Your garden isn’t just producing vegetables, it’s producing whole food systems, and the more you learn to use every part, the more value you get from every square foot of soil.
Adopting a root to fruit mindset doesn’t require a big lifestyle change. It’s really just about building a few small habits.
When you harvest, bring everything inside, tops, leaves, stalks, and all. Resist the urge to trim things down in the garden. You can always compost later, but you can’t un-compost something you’ve already thrown away.
Keep a “scraps” container on your counter or in your fridge. Whenever you trim vegetable parts that you’re not using right away, drop them in the container.
At the end of the week, use what you’ve collected to make a stock, a stir-fry, or a blended soup. It’s an easy way to make sure nothing goes to waste.
Experiment one new part at a time. You don’t have to overhaul your cooking overnight. Next time you pull carrots, try the tops.

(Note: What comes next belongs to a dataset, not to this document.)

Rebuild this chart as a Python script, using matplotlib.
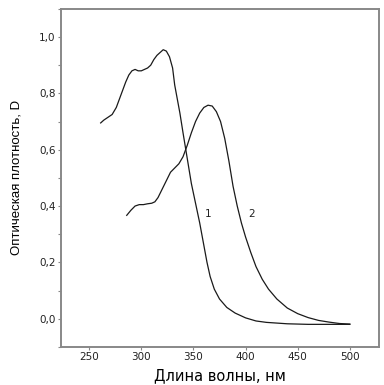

Next time you harvest beets, keep the leaves. Each new part you try expands your kitchen skills and your appreciation for what your garden can produce.

The bigger picture
At its heart, root to fruit gardening is about respect, respect for the plant, respect for the effort you put into growing it, and respect for the resources that went into producing it.
Every drop of water, every hour of sunlight, every shovel of compost that helped that plant grow went into every part of it, not just the one part we’ve been taught to eat.
When you use the whole plant, you’re honoring all of that effort. You’re getting the most out of your garden, the most out of your time, and the most out of your food.
And in a world where we’re all looking for ways to be a little less wasteful and a little more connected to what we eat, that feels like a pretty good place to start.
So next time you’re out in the garden pulling up your harvest, take a second look at the parts you’d normally toss. That handful of carrot tops. That pile of beet greens. Those squash seeds sitting in a slimy heap on the cutting board. They’re not waste. They’re food. And they’ve been waiting for you to notice.